The Roman statesman Cato The Elder, when asked about his legacy, responded “I would like the world to say ‘why didn’t they put up a statue to him?’ rather than ‘why did they put up a statue to him?’” “The King’s Speech” director Tom Hooper now doesn’t have the option, having beaten David Fincher, and the predictions of most Oscar prognosticators, and won the Best Director prize at Sunday’s Academy Awards. Now, the young director, on only his third film, has to pick his follow-up without disappointing those invested in him.
A number of potential projects have emerged for Hooper in recent weeks: a possible re-team with writer David Seidler and producer Gareth Unwin on period adventure “The Lady Who Went Too Far,” and a big-budget adaptation of stage musical “Les Miserables,” and now one more project’s been added to the list, and it’s one that’s come close to being made more than once in the past.
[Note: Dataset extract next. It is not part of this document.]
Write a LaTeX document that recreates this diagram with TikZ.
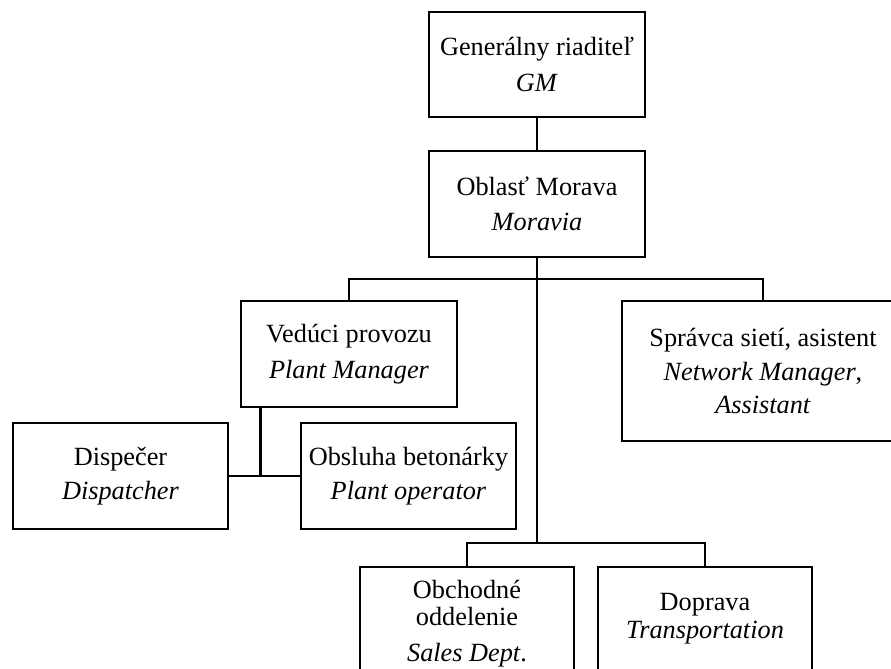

Deadline reports that Hooper may reunite with The Weinstein Company, who shepherded “The King’s Speech” to Oscar success, for an adaptation of Deborah Moggach‘s novel “Tulip Fever.” The book, published in 1999, is set in 17th century Holland, during a period where tulip bulbs became hot trading items, with a single bulb selling for as much as ten times the average annual salary, and follows the love affair between an artist and a married woman.
The film was originally set to go before cameras in 2004, with “Shakespeare in Love” director John Madden directing Keira Knightley and Jude Law in a script by Tom Stoppard, but it was scrapped at the last minute when the UK government closed tax loopholes that had made the big-budget production economically viable. Another attempt was made not long after, with filming to be shifted to Eastern Europe, with director Peter Chelsom (“Shall We Dance,” “Hannah Montana: The Movie“) attached, but it never moved any further.
Paramount had the rights, and were on the verge of putting the film into turnaround, but now The Weinstein Company are considering coming on board to co-finance the film, and Hooper is said to be ‘serious’ about the prospect of directing. It’s a fairly potent tale, as relevant now as when the book was published when the dot-com bubble burst, and Hooper’s a pretty good match for the material. Should he pick this above the rival projects, we imagine it could start filming by the end of this year.